BABURNAMA by Babur trans. Annette Beveridge

Here are the memoirs a 15th century Mongol warlord.  I can’t believe this actually exists. 

You might think this would be kind of bloody, and you would be right.  It is incredibly violent.  Every other page he is either sacking or being sacked.  Straightforward sample:

Those our men had brought in as prisoners were ordered to be beheaded and a pillar of heads was set up in our camp

A few pages later, after a battle, their Afghan enemies put grass between their teeth, which apparently means ‘I am your cow’ and is a sign of surrender.  In response:

Some heads of Sultans and of others were sent to Kabul with the news . . some also to Badakhshan, Qunduz and Blakh with letters of victory

It is not all beheadings.  He gives us many interesting descriptions of the peoples, animals, and landscapes he sees during this orgy of violence.  He tells us that the elephant is “an immense animal and very sagnacious” but warns us that one can eat “the corn of two strings of camels.”  He also describes his friends. How sweet is this guy:

He used to wear his tunic so very tight that to fasten the stringe he had to draw his belly in and, if he let himself out after tying them, they often tore away. 

Or this guy:

He was extremely decorous; people say he used to hide his feet even in the privacy of his family

Or this one:

He danced wonderfully well, doing one dance quite unique and seeming to be his own invention

Imagine, five centuries later, this is all that persists of you in the world.  And its more than most people get.   
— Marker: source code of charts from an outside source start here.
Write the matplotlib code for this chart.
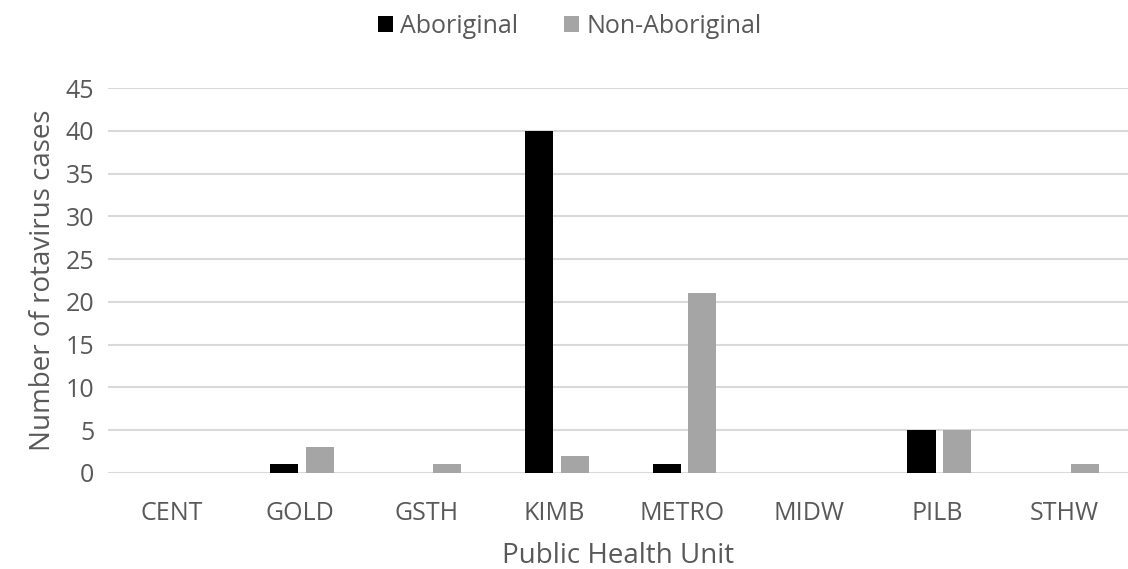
import numpy as np
import matplotlib.pyplot as plt

# Rotavirus cases by public health unit
units = ["CENT", "GOLD", "GSTH", "KIMB", "METRO", "MIDW", "PILB", "STHW"]
aboriginal = [0, 1, 0, 40, 1, 0, 5, 0]
non_aboriginal = [0, 3, 1, 2, 21, 0, 5, 1]

plt.rcParams['font.family'] = ['Open Sans', 'DejaVu Sans']
text_col = "#595959"

fig = plt.figure(figsize=(11.28, 5.69), dpi=100)
ax = fig.add_axes([0.096, 0.169, 0.904, 0.676])

x = np.arange(len(units))
w = 0.22
ax.bar(x - 0.12, aboriginal, w, color="black", label="Aboriginal", zorder=3)
ax.bar(x + 0.16, non_aboriginal, w, color="#A5A5A5", label="Non-Aboriginal", zorder=3)

ax.set_xlim(-0.5, len(units) - 0.5)
ax.set_ylim(0, 45)
ax.set_yticks(range(0, 46, 5))
ax.set_xticks(x)
ax.set_xticklabels(units)
ax.grid(axis="y", color="#D9D9D9", linewidth=1.5, zorder=0)
for s in ax.spines.values():
    s.set_visible(False)
ax.tick_params(length=0, labelsize=18, colors=text_col)
ax.tick_params(axis="y", pad=10)
ax.tick_params(axis="x", pad=20)

ax.set_xlabel("Public Health Unit", fontsize=20, color=text_col, labelpad=12)
ax.set_ylabel("Number of rotavirus cases", fontsize=20, color=text_col, labelpad=6)

fig.legend(loc="upper center", bbox_to_anchor=(0.505, 1.015), ncol=2, frameon=False,
           fontsize=18, labelcolor=text_col, handlelength=0.6, handleheight=0.6,
           handletextpad=0.3, columnspacing=1.8)

fig.savefig("out.png", dpi=100)
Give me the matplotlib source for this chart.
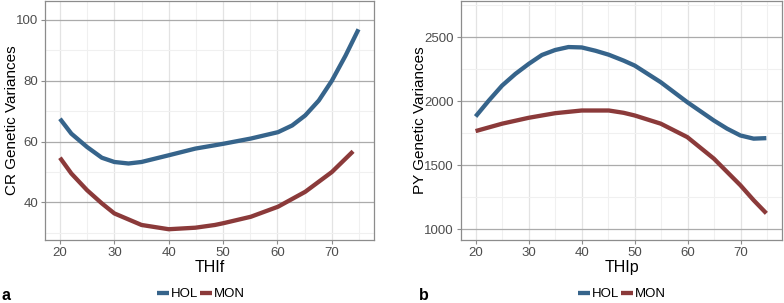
import matplotlib.pyplot as plt
from matplotlib.ticker import MultipleLocator

plt.rcParams['font.family'] = ['Liberation Sans', 'DejaVu Sans']

# panel a: CR genetic variances vs THIf
thif_hol = [20, 22.1, 25, 27.7, 30, 32.6, 35, 40, 44.9, 48.5, 50.1, 55.1, 60.1, 62.7, 65.1, 67.6, 70, 72.5, 74.9]
cr_hol = [67.5, 62.6, 58.2, 54.7, 53.3, 52.8, 53.3, 55.5, 57.7, 58.8, 59.3, 61.0, 63.1, 65.3, 68.6, 73.5, 80.0, 88.2, 96.9]
thif_mon = [20, 22.1, 25, 27.7, 30, 35, 40, 44.9, 48.5, 50.1, 55.1, 60.1, 65.1, 70, 73.9]
cr_mon = [54.7, 49.5, 44.0, 39.7, 36.4, 32.6, 31.2, 31.7, 32.6, 33.2, 35.3, 38.6, 43.5, 50.0, 56.8]

# panel b: PY genetic variances vs THIp
thip_hol = [20, 22.5, 25, 27.5, 30, 32.5, 35, 37.5, 40, 42.6, 45.1, 47.9, 50, 54.9, 59.9, 64.9, 67.4, 69.9, 72.4, 74.8]
py_hol = [1882, 2007, 2124, 2215, 2293, 2363, 2402, 2425, 2422, 2396, 2365, 2319, 2280, 2150, 1994, 1851, 1787, 1734, 1709, 1713]
thip_mon = [20, 25, 30, 35, 40, 45.1, 47.9, 50, 54.9, 59.9, 64.9, 67.4, 69.9, 72.4, 74.8]
py_mon = [1768, 1826, 1872, 1908, 1929, 1929, 1911, 1890, 1826, 1721, 1553, 1449, 1345, 1228, 1125]

breeds = ['HOL', 'MON']
colors = {'HOL': '#36648B', 'MON': '#8B3A3A'}

W, H = 784, 303
fig = plt.figure(figsize=(W / 100, H / 100), dpi=100)


def px_axes(x0, x1, y0, y1):
    return fig.add_axes([x0 / W, 1 - y1 / H, (x1 - x0) / W, (y1 - y0) / H])


def style(ax, xlabel, ylabel, ylim, ymajor, yminor, ylab_x):
    ax.set_xlim(17.25, 77.75)
    ax.set_ylim(*ylim)
    ax.xaxis.set_major_locator(MultipleLocator(10))
    ax.xaxis.set_minor_locator(MultipleLocator(5))
    ax.yaxis.set_major_locator(MultipleLocator(ymajor))
    ax.yaxis.set_minor_locator(MultipleLocator(yminor))
    ax.grid(which='minor', color='#f0f0f0', linewidth=0.8)
    ax.grid(which='major', axis='x', color='#e3e3e3', linewidth=0.9)
    ax.grid(which='major', axis='y', color='#ababab', linewidth=0.9)
    ax.set_axisbelow(True)
    for s in ax.spines.values():
        s.set_color('#8c8c8c')
        s.set_linewidth(0.9)
    ax.tick_params(which='major', length=3, color='#8c8c8c', labelsize=9.5,
                   labelcolor='#4d4d4d', pad=2)
    ax.tick_params(which='minor', length=0)
    ax.set_xlabel(xlabel, fontsize=11.5, labelpad=1)
    ax.set_ylabel(ylabel, fontsize=11, va='center')
    ax.yaxis.set_label_coords(ylab_x, 0.5)


def draw(ax, x, y, name):
    ax.plot(x, y, color=colors[name], lw=3.1, label=name,
            solid_capstyle='butt', solid_joinstyle='round')


ax1 = px_axes(45, 374, 1, 240)
draw(ax1, thif_hol, cr_hol, 'HOL')
draw(ax1, thif_mon, cr_mon, 'MON')
style(ax1, 'THIf', 'CR Genetic Variances', (27.66, 106.2), 20, 10, (12 - 45) / 329)

ax2 = px_axes(461, 782, 1, 240)
draw(ax2, thip_hol, py_hol, 'HOL')
draw(ax2, thip_mon, py_mon, 'MON')
style(ax2, 'THIp', 'PY Genetic Variances', (916.7, 2785), 500, 250, (420 - 461) / 321)

for ax, cx, tag, tx in [(ax1, 201, 'a', 2), (ax2, 622, 'b', 419)]:
    fig.legend(handles=ax.get_lines(), labels=breeds, loc='center',
               bbox_to_anchor=(cx / W, 1 - 294 / H), ncol=2, frameon=False,
               fontsize=9.5, handlelength=0.9, handletextpad=0.15,
               columnspacing=0.15, borderpad=0)
    fig.text(tx / W, 1 - 295 / H, tag, fontsize=11.5, fontweight='bold',
             ha='left', va='center')

fig.savefig('out.png', dpi=100)
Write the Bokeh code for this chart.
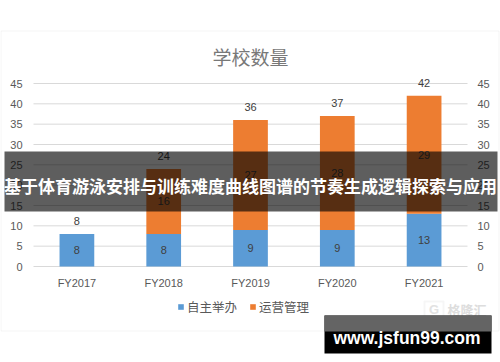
from bokeh.plotting import figure
from bokeh.models import (FactorRange, Range1d, BoxAnnotation, Label, Legend, LegendItem,
                          ColumnDataSource)
from bokeh.core.properties import value
from bokeh.embed import file_html
from bokeh.resources import INLINE

categories = ["FY2017", "FY2018", "FY2019", "FY2020", "FY2021"]
self_run = [8, 8, 9, 9, 13]
managed = [0, 16, 27, 28, 29]
series_names = ["自主举办", "运营管理"]
y_ticks = [0, 5, 10, 15, 20, 25, 30, 35, 40, 45]
title_text = "学校数量"
banner_text = "基于体育游泳安排与训练难度曲线图谱的节奏生成逻辑探索与应用"
watermark_text = "www.jsfun99.com"
logo_text = "格隆汇"

BLUE = "#5B9BD5"
ORANGE = "#ED7D31"
TXT = "#595959"
LBL = "#404040"
CJK = "Noto Sans CJK SC"
LAT = "Liberation Sans"

# layout (pixels)
W, H = 500, 362
PLOT_L, PLOT_R, PLOT_T, PLOT_B = 33, 467, 83, 266
Y_MAX = y_ticks[-1]
ppu = (PLOT_B - PLOT_T) / Y_MAX
y_start = -(H - PLOT_B) / ppu
y_end = PLOT_B / ppu
n = len(categories)
cat_px = (PLOT_R - PLOT_L) / n
half_pad = PLOT_L / cat_px
pad_pct = 2 * half_pad / n

totals = [a + b for a, b in zip(self_run, managed)]
src = ColumnDataSource(dict(
    cat=categories,
    a=self_run,
    b=managed,
    a_mid=[a / 2 for a in self_run],
    b_mid=[a + b / 2 for a, b in zip(self_run, managed)],
    a_lbl=[str(a) for a in self_run],
    b_lbl=[str(b) if b > 0 else "" for b in managed],
    total=totals,
    t_lbl=[str(t) for t in totals],
    base=[0] * n,
))
tick_src = ColumnDataSource(dict(
    y=y_ticks, lbl=[str(t) for t in y_ticks], x0=[0] * len(y_ticks), x1=[n] * len(y_ticks)))

p = figure(width=W, height=H,
           x_range=FactorRange(*categories, range_padding=pad_pct, range_padding_units="percent"),
           y_range=Range1d(y_start, y_end), title=None,
           x_axis_location=None, y_axis_location=None,
           output_backend="svg", toolbar_location=None, min_border=0)
p.outline_line_color = None
p.background_fill_color = "white"
p.border_fill_color = "white"
p.xgrid.visible = False
p.ygrid.visible = False

# gridlines
p.segment(x0="x0", y0="y", x1="x1", y1="y", source=tick_src, line_color="#D9D9D9", line_width=1)

# bars
rs = p.vbar_stack(["a", "b"], x="cat", width=0.4, fill_color=[BLUE, ORANGE],
                  line_color=None, source=src)

# data labels
common = dict(text_align="center", text_baseline="middle", text_font_size="11px",
              text_color=LBL, text_font=value(LAT))
p.text(x="cat", y="a_mid", text="a_lbl", source=src, **common)
p.text(x="cat", y="b_mid", text="b_lbl", source=src, **common)
p.text(x="cat", y="total", text="t_lbl", source=src, y_offset=-13, **common)

# axis tick labels
tick_style = dict(text_baseline="middle", text_font_size="11px", text_color=TXT,
                  text_font=value(LAT))
p.text(x="x0", y="y", text="lbl", source=tick_src, text_align="right", x_offset=-11, **tick_style)
p.text(x="x1", y="y", text="lbl", source=tick_src, text_align="left", x_offset=10, **tick_style)
p.text(x="cat", y="base", text="cat", source=src, text_align="center", y_offset=16, **tick_style)

# legend
legend = Legend(items=[LegendItem(label=series_names[0], renderers=[rs[0]]),
                       LegendItem(label=series_names[1], renderers=[rs[1]])],
                orientation="horizontal", location=(177, 46),
                glyph_width=7, glyph_height=7, label_height=12, label_standoff=3, spacing=12,
                label_text_font_size="12.5px", label_text_color=TXT, label_text_font=CJK,
                border_line_alpha=0, background_fill_alpha=0, margin=0, padding=0)
p.add_layout(legend)

def sbox(l, r, t, b, **kw):
    return BoxAnnotation(left=l, right=r, top=H - t, bottom=H - b,
                         left_units="screen", right_units="screen",
                         top_units="screen", bottom_units="screen", **kw)

def slabel(x, y, text, **kw):
    return Label(x=x, y=H - y, x_units="screen", y_units="screen", text=text,
                 text_baseline="middle", **kw)

# chart border
p.add_layout(sbox(0.5, 498.5, 30.5, 330.5, fill_alpha=0, line_color="#D9D9D9",
                  line_width=1, level="underlay"))

# title
p.add_layout(slabel(250, 56, title_text, text_align="center", text_font_size="19px",
                    text_color="#787878", text_font=CJK))

# logo
p.add_layout(sbox(424, 443, 301, 318, fill_alpha=0, line_color="#E2E2E2", line_width=2))
p.add_layout(slabel(433.5, 309, "G", text_align="center", text_font_size="13px",
                    text_color="#E2E2E2", text_font=LAT, text_font_style="bold"))
p.add_layout(slabel(447, 309, logo_text, text_align="left", text_font_size="13px",
                    text_color="#DDDDDD", text_font=CJK, text_font_style="bold"))

# banner
p.add_layout(sbox(4, 497, 151, 211, fill_color="black", fill_alpha=0.63, line_alpha=0,
                  level="overlay"))
p.add_layout(slabel(250, 185, banner_text, text_align="center", text_font_size="17px",
                    text_color="white", text_font=CJK, text_font_style="bold", level="overlay"))

# watermark
p.add_layout(sbox(324, 491, 315, 353, fill_color="black", fill_alpha=1, line_alpha=0,
                  level="overlay"))
p.add_layout(sbox(324, 491, 315, 331, fill_color="#646464", fill_alpha=1, line_alpha=0,
                  level="overlay"))
p.add_layout(slabel(406.5, 337, watermark_text, text_align="center", text_font_size="17.5px",
                    text_color="white", text_font=LAT, text_font_style="bold", level="overlay"))

open("out.html", "w").write(file_html(p, INLINE))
Later Barbur falls in love, with a local market boy:

I could never look straight at him: how then could I make conversation and recital?  In my joy and agitation I could not thank him for coming; how was it possible for me to reproach him with going away?

You almost start to like him, partly because heis also charmingly pre-modern.  The sun, we are told, is ‘spear-high’ and he once swims with his horse ‘as far as an arrow flies.’    Then you are reminded who we are dealing with.  He meets some locals:

Snow fell ankle deep while we were on that ground; it would seem to e rare for snow to fall thereabouts, for people were much surprised. 

How charming! Villagers in their first snowfall.  Then he kills them all too.  

This makes me feel modern life not all bad after all.